CTLP staff helped them amend their filing status to married filing jointly and account for all of their income. The change in filing status meant that they owed no federal income tax on their pension income – they didn’t receive enough to owe any tax. Meanwhile a pro bono volunteer responded to Martha’s notice by petitioning the Tax Court.

Armed with the joint return, CTLP’s volunteer attorney was able to settle the case without trial. After their joint return was processed by the IRS, George and Martha owed nothing to the IRS. They also received the $600 stimulus rebate for married couples filing jointly.

Mike

is a 63-year old bus driver from Central Virginia.  Beginning in 2008, Mike started caring for his elderly sister, Mary, who is permanently and totally disabled. Although Mike was eligible to receive the earned income tax credit for Mary, the IRS denied his claim for two years.

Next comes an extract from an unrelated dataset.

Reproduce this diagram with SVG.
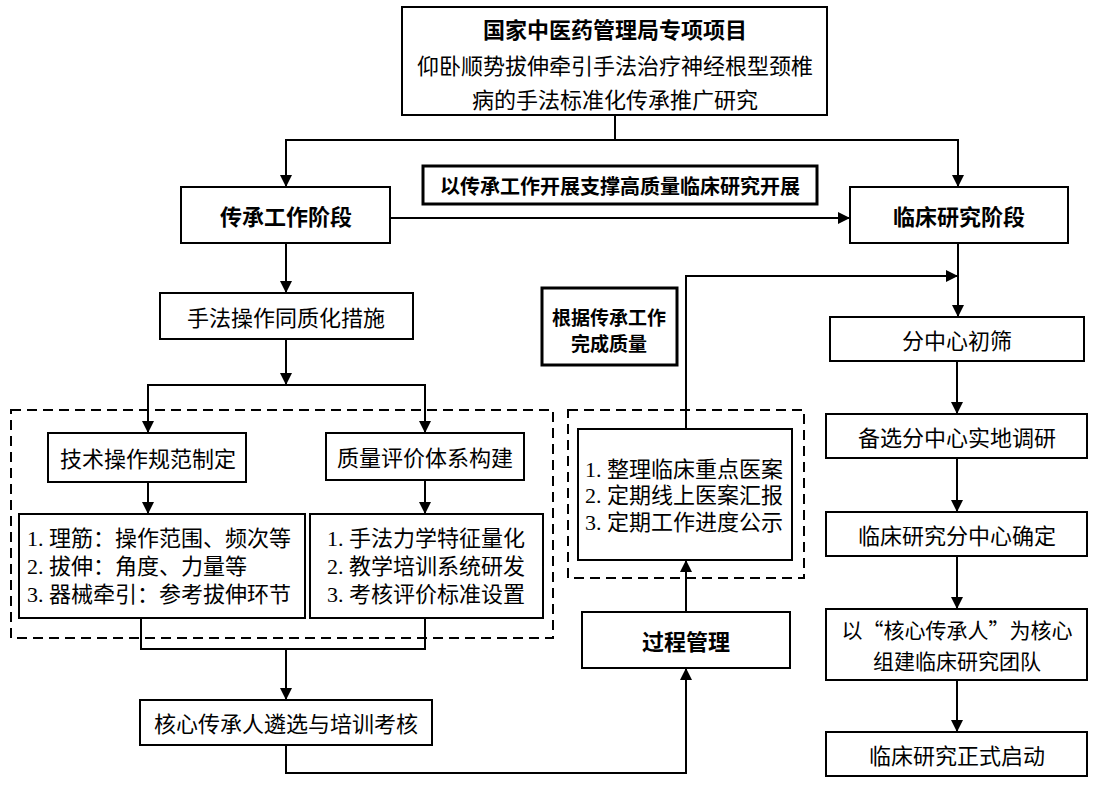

Mike heard about CTLP through a social worker.  CTLP helped Mike gather appropriate documentation to substantiate both the relationship with his sister and the support he provided her. Through CTLP’s continued advocacy, the IRS eventually granted Mike a refund of $5,650 for both years. Beginning in 2010, Mike can now confidently claim his sister on his tax returns, allowing him to qualify for the assistance necessary to ensure Mary receives adequate care and support.

Terry

worked as a roofer in Southwest Virginia his entire life until he became disabled on the job. After he filed his 2006 tax return, the IRS sent him a notice claiming that he owed an additional $3,200 in taxes.  He later found out that his employer had reported his 2006 wages incorrectly to the IRS so that it appeared that he had made twice as much money in 2006 as he had actually made. Terry called CTLP when the IRS began trying to garnish his disability benefit. He explained that he had already paid the tax he owed and that the IRS had “frozen” the refund he had claimed on his 2006 tax return.

“I don’t mind paying the income tax I owe,” he told us, “but it isn’t right to pay taxes on money I never earned.”

CTLP referred Terry’s case to a pro bono attorney who helped him prove to the IRS that he had only made half as much money as his employer reported and that he had filed his 2006 tax return correctly. As a result of this assistance, Terry did not owe $3,200 as the IRS claimed and instead he received a much needed refund of $2,800.

Jorge

is a lawful permanent resident authorized to work in the US. He has complied fully with all U.S. immigration and tax laws. In 2008, however, his identity was stolen, and another person obtained employment using Jorge’s name and Social Security number. The IRS claimed that Jorge owed employment taxes on the identity thief’s wages. It turned out that the thief had obtained Jorge’s name and SSN from one of Jorge’s former employers who “gave” Jorge’s identity to an undocumented worker it wanted to hire.

CTLP staff and interns helped Jorge report the identity theft to the IRS and to compile the records needed to establish his actual income for 2008. As a result, Jorge was able to clear up this mess with the IRS and received the $1,000 refund due to him.

Walter

is a 75-year old navy veteran, who lives with his wife in the Tidewater area of Virginia. For many years, Walter owned and operated a transmission repair shop. When the recession hit in 2008, his business, like so many others, took a turn for the worse. To keep his company afloat, he used the payroll taxes withheld from employee paychecks to continue paying his employees and the shop’s bills. As the recession worsened, Walter was eventually forced to dissolve his business.

After a lifetime of hard work, Walter and his wife suddenly found themselves living on $1,500 each month, the amount Walter draws from Social Security. Complicating matters further, the IRS assessed Walter with a penalty for the payroll taxes he withheld, but failed to pay the government.

Facing a potential garnishment of his Social Security income, Walter contacted CTLP. The staff at CTLP worked with Walter to compile and provide the IRS with current financial information. Through CTLP’s advocacy efforts, Walter’s accounts were eventually placed in currently not collectible status, meaning the IRS will no longer pursue any collection activity on the outstanding liability. Although times are still tough, Walter and his wife can now breathe easier knowing the worst is behind them.